Scallion and Parmesan Scones

makes 8 scones


1 3/4 C all-purpose flour

2 tsp baking soda

1 tsp salt

1 C grated parmesan cheese

6 Tbsp chilled butter

1 1/4 C chopped scallion greens

2 large eggs

1/3 C heavy cream


1. Preheat your oven to 450 degrees.

2. In a large bowl, stir together flour, baking soda, salt, and parmesan cheese.

3. Cut chilled butter into cubes and add to flour mixture. Using either your hands or a pastry cutter, incoporate butter into the flour. You want the dough to have a sandy texture with a few larger chunks of butter.

4. Beat your eggs in a small bowl. reserve about 2 tsp of egg in a separate bowl for your egg wash. Mix in heavy cream with the remaining egg. Make a well in the flour mixture and pour in the egg mixture. Gently mix together and add the scallion greens. Combine the dough with your hands until it just comes together. Try to not overwork the dough!

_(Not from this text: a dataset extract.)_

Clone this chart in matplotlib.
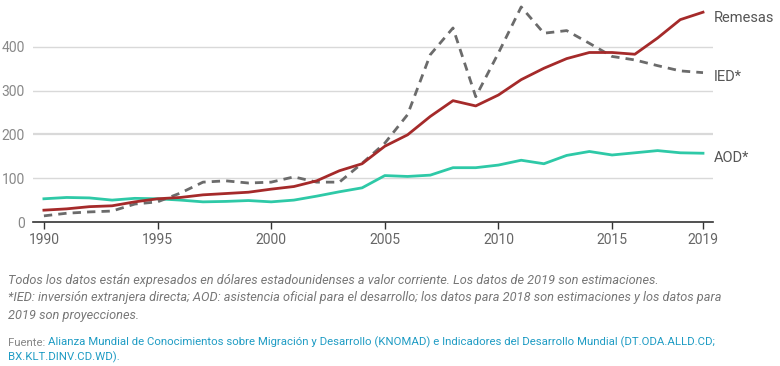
import numpy as np
import matplotlib.pyplot as plt

# Datos (miles de millones de USD)
anios = list(range(1990, 2020))
remesas = [27, 30, 35, 37, 46, 53, 56, 62, 65, 68, 75, 81, 94, 117, 133,
           173, 199, 241, 277, 265, 290, 325, 351, 373, 387, 387, 383, 420, 462, 479]
ied = [14, 20, 23, 25, 41, 46, 66, 91, 94, 89, 91, 103, 91, 91, 134,
       180, 245, 382, 443, 286, 386, 491, 431, 437, 408, 378, 370, 357, 345, 341]
aod = [53, 56, 55, 50, 54, 53, 50, 46, 47, 49, 46, 50, 59, 69, 78,
       106, 104, 107, 124, 124, 130, 141, 133, 152, 161, 153, 158, 163, 158, 157]

etiquetas = ['Remesas', 'IED*', 'AOD*']
pos_etiquetas = [466, 331, 146]
yticks = [0, 100, 200, 300, 400]
xticks = [1990, 1995, 2000, 2005, 2010, 2015, 2019]

plt.rcParams['font.family'] = ['Roboto', 'DejaVu Sans']

fig = plt.figure(figsize=(7.8, 3.66), dpi=100)
ax = fig.add_axes([33 / 780, (366 - 222) / 366, 680 / 780, 219 / 366])

# Rejilla
for v in yticks[1:]:
    ax.axhline(v, color='#d9d9d9', lw=1.6 if v == 200 else 1.0, zorder=0)

ax.plot(anios, aod, color='#2ec9a7', lw=2.0, zorder=3)
ax.plot(anios, ied, color='#6b6b6b', lw=2.0, ls=(0, (3, 2.2)), zorder=3)
ax.plot(anios, remesas, color='#a52a2a', lw=2.0, zorder=4)

ax.set_xlim(1989.52, 2019.44)
ax.set_ylim(0, 500)
ax.set_xticks(xticks)
ax.set_yticks(yticks)
ax.tick_params(axis='x', length=5, width=1, color='#333333', labelsize=10,
               labelcolor='#666666', pad=3)
ax.tick_params(axis='y', length=0, labelsize=10, labelcolor='#888888', pad=6)
for s in ['top', 'right', 'left']:
    ax.spines[s].set_visible(False)
ax.spines['bottom'].set_color('#333333')
ax.spines['bottom'].set_linewidth(1.2)

for txt, y in zip(etiquetas, pos_etiquetas):
    ax.text(2019.48, y, txt, fontsize=10.5, color='#555555', va='center', ha='left',
            clip_on=False)

# Notas
nota = ('Todos los datos están expresados en dólares estadounidenses a valor corriente. '
        'Los datos de 2019 son estimaciones.\n'
        '*IED: inversión extranjera directa; AOD: asistencia oficial para el desarrollo; '
        'los datos para 2018 son estimaciones y los datos para\n'
        '2019 son proyecciones.')
fig.text(8 / 780, 1 - 274 / 366, nota, fontsize=9.2, style='italic',
         color='#777777', va='top', ha='left', linespacing=1.45)

t = fig.text(8 / 780, 1 - 346 / 366, 'Fuente: ', fontsize=8.2, color='#888888',
             va='baseline', ha='left')
ax.annotate('Alianza Mundial de Conocimientos sobre Migración y Desarrollo (KNOMAD) '
            'e Indicadores del Desarrollo Mundial (DT.ODA.ALLD.CD;',
            xy=(1, 0), xycoords=t, va='bottom', ha='left', fontsize=8.2,
            color='#1f9cc4', annotation_clip=False)
fig.text(8 / 780, 1 - 360 / 366, 'BX.KLT.DINV.CD.WD).', fontsize=8.2,
         color='#1f9cc4', va='baseline', ha='left')

plt.savefig('out.png', dpi=100)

5. Dump out the dough on a lightly floured surface. Pat the dough into a 3/4" thick disc. Cut into 8 equal wedges. Place scones on a parchment paper lined backing sheet. Brush the tops of the scones with the remaining beaten egg and sprinkle with a little parmesan cheese.

6. Bake in the oven for 15 minutes. Until beautifully golden! Let cool and enjoy!